• Polkadot price decline more than clearing stops and fearful pockets.
  • Confirmation of double top dyes the Polkadot market red.
  • DOT’s novel parachains have been a source of frenzied speculation over the last few months.

Polkadot price has failed to attack new highs with commitment and emotion since mid-February, carving out a complex top triggered during Sunday’s broad cryptocurrency meltdown. The confirmed double top raises the odds that DOT will test the March low and potentially the 61.8% Fibonacci retracement of the 2021 rally.

Polkadot price pocket leaves speculators with heightened indecision

Decentralized finance (DeFi) has been a massive catalyst of the recent bull market in cryptocurrencies, with tentacles reaching into lending, trading, financial derivatives, and insurance protocols. To put the growth in perspective, the total market value of current DeFi initiatives has grown from just $700 million at the beginning of 2020 to more than $60 billion today, and Polkadot is a leader in the space.

The market view about the role of Polkadot in the DeFi phenomenon has not changed since mid-February as the price has traded chiefly horizontally with two brief rallies into new highs in April. The resulting pattern has taken the form of a complex top culminating in a sell signal on Sunday with a break below $37.47. 

Today, DOT is trading in an air pocket, below the 50-day simple moving average (SMA) at $ 37.43 and slightly above the 100-day SMA at $30.18. Due to the short-term oversold condition, the DeFi token may bounce, but the upside should be limited by the confluence of the 50-day SMA with the double top trigger at $37.47.

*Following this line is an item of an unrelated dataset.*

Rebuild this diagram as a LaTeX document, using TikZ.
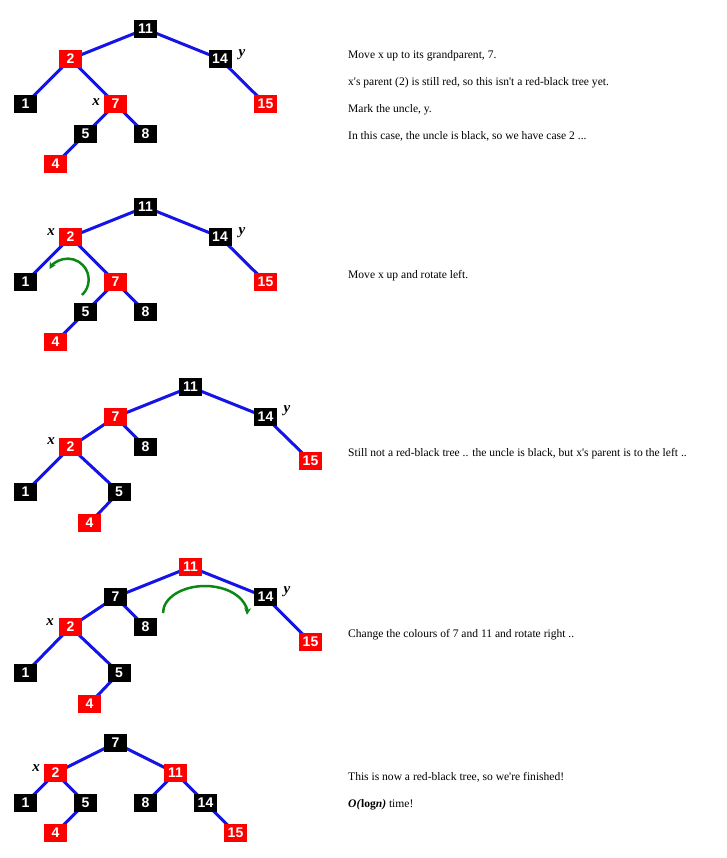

Support will initially be present at the 100-day SMA, followed by the March low at $27.29, which, interestingly, would trigger a second double top on the monthly chart. The following important support is the 50% retracement level of the 2021 rally at $26.86 and the February low at $25.83. If DOT does not command buying pressure around those levels, speculators should expect a test of the 61.8% retracement of the 2021 rally at $21.59.

DOT/USD daily chart

DOT/USD daily chart

As mentioned above, resistance starts with a big exclamation point at the confluence of the double bottom trigger and the flattening 50-day SMA. Even a daily close above the resistance is not a buy signal for speculators. They should wait for a daily close above $49.20. Also, they should take note of the meridian line that crosses just above $49.20. It will matter in terms of resistance.